GOAL OF THE EXERCISE: Of the lines in the entries below, state how many hold the word "this". Say nothing else.

☆ ☆ ☆ ☆

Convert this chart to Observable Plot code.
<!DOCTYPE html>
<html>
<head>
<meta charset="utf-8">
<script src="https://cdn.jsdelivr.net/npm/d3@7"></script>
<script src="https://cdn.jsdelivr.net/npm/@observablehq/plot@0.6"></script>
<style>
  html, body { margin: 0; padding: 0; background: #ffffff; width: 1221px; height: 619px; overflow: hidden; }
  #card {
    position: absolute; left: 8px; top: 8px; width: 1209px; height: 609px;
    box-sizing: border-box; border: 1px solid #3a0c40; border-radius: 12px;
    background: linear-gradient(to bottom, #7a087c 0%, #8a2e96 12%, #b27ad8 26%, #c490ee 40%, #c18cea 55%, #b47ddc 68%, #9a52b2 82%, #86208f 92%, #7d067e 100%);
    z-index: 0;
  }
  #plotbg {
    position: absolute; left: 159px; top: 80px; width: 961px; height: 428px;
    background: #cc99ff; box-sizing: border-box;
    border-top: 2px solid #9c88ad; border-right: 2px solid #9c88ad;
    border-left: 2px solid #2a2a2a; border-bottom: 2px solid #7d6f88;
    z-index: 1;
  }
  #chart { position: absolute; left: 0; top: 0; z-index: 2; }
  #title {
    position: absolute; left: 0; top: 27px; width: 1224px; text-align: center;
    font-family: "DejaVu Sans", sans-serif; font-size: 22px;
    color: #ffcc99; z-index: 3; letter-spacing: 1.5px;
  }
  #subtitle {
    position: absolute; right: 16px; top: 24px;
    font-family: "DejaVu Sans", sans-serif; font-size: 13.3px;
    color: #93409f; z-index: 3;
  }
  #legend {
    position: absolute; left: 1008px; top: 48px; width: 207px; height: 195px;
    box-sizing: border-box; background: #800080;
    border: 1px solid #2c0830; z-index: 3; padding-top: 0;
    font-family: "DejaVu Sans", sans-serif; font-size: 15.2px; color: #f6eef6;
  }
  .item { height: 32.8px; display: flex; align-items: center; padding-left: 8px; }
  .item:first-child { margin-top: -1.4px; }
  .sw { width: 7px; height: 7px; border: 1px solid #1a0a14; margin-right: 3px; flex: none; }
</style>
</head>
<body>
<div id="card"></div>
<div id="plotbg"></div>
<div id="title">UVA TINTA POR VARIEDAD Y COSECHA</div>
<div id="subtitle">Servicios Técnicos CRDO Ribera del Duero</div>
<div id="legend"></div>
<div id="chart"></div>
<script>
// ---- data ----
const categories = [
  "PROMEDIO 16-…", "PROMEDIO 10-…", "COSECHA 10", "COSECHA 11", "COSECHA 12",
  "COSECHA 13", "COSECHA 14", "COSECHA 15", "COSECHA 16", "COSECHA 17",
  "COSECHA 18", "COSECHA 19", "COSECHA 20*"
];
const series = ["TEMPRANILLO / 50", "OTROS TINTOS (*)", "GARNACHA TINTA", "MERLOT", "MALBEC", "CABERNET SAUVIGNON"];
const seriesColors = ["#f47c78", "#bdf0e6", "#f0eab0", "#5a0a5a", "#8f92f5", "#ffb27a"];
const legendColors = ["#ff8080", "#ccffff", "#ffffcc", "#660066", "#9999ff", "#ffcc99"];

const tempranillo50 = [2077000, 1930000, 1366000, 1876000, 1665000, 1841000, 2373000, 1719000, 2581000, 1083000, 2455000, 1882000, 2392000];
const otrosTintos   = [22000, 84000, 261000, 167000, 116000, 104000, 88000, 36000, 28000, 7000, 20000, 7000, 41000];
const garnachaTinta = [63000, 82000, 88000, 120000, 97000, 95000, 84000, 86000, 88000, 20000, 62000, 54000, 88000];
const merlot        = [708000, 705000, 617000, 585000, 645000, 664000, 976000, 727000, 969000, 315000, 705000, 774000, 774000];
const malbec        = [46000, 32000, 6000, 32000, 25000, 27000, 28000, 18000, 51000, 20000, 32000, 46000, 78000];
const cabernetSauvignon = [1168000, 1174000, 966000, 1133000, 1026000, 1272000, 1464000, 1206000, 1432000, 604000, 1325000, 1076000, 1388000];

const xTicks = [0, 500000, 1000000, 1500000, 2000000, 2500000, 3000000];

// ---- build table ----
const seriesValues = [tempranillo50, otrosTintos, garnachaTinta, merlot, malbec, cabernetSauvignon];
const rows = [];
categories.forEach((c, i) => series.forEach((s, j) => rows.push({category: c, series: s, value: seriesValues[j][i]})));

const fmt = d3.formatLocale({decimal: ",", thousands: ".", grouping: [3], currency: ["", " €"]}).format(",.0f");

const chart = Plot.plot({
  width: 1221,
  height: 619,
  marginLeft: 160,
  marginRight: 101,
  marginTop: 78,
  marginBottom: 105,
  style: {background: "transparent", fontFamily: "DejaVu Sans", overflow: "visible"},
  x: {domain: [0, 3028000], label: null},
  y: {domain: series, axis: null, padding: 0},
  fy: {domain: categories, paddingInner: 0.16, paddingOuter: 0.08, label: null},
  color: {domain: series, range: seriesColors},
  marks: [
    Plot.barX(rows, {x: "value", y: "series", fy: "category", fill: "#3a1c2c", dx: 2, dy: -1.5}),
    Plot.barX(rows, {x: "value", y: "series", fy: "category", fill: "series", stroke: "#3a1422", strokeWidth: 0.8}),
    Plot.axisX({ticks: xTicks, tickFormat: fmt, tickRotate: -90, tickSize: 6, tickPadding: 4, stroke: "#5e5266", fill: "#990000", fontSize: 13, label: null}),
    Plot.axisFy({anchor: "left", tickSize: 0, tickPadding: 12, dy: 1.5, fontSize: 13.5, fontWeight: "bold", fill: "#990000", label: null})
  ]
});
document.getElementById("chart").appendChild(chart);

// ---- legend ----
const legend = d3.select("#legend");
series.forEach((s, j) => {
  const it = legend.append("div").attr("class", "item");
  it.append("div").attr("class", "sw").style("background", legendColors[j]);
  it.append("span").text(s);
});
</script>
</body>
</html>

☆ ☆ ☆ ☆

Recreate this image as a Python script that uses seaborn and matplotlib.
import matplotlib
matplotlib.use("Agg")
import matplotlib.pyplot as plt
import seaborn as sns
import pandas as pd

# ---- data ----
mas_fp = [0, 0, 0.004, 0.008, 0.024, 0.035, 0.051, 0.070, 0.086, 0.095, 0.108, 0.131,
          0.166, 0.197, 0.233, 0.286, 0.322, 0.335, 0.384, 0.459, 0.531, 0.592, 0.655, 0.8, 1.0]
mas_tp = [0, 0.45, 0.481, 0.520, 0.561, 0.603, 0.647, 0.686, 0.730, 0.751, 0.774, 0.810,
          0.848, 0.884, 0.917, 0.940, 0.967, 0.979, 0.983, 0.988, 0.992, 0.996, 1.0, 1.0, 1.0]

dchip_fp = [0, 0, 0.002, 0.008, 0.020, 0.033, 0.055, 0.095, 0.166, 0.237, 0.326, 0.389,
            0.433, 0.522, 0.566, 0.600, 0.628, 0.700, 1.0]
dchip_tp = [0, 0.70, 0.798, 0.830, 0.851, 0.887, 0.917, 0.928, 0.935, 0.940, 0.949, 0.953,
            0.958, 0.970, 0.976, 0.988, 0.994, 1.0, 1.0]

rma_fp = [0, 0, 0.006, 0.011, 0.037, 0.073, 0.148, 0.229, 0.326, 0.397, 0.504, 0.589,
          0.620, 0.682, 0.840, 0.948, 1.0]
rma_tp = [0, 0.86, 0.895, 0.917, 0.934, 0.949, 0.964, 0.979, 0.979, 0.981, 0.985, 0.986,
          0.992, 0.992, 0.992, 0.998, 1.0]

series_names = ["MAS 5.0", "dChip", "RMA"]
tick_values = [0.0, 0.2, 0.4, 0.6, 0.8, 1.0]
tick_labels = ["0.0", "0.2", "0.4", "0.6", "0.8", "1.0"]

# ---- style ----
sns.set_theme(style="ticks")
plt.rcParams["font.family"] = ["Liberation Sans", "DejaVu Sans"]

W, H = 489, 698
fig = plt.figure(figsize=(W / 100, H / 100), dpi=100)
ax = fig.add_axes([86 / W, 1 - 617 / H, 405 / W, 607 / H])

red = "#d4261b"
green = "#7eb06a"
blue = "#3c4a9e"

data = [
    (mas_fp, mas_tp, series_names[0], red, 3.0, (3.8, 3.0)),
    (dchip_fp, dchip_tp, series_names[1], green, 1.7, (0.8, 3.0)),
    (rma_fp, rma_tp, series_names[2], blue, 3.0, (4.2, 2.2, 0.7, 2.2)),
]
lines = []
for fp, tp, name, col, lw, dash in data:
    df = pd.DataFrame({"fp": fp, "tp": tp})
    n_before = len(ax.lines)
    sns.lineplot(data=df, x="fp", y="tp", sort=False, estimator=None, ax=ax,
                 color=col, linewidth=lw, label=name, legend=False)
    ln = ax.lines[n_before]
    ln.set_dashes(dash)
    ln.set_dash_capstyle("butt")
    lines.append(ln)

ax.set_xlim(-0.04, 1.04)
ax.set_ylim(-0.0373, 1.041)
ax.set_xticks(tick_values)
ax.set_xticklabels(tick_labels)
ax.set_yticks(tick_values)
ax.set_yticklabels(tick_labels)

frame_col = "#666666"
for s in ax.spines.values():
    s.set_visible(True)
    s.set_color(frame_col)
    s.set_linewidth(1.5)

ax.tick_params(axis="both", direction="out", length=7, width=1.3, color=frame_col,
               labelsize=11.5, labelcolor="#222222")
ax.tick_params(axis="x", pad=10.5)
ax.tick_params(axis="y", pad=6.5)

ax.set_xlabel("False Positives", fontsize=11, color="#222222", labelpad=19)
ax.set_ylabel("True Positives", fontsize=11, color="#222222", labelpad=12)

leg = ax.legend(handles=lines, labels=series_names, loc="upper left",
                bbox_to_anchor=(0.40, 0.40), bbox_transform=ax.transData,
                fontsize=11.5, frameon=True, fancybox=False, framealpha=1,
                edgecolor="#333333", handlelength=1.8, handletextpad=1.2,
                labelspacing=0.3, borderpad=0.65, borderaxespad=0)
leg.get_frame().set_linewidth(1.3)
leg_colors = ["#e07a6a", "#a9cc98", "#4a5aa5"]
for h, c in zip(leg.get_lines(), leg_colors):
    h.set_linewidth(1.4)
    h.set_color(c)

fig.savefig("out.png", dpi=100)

☆ ☆ ☆ ☆

FULL RESPONSE: 2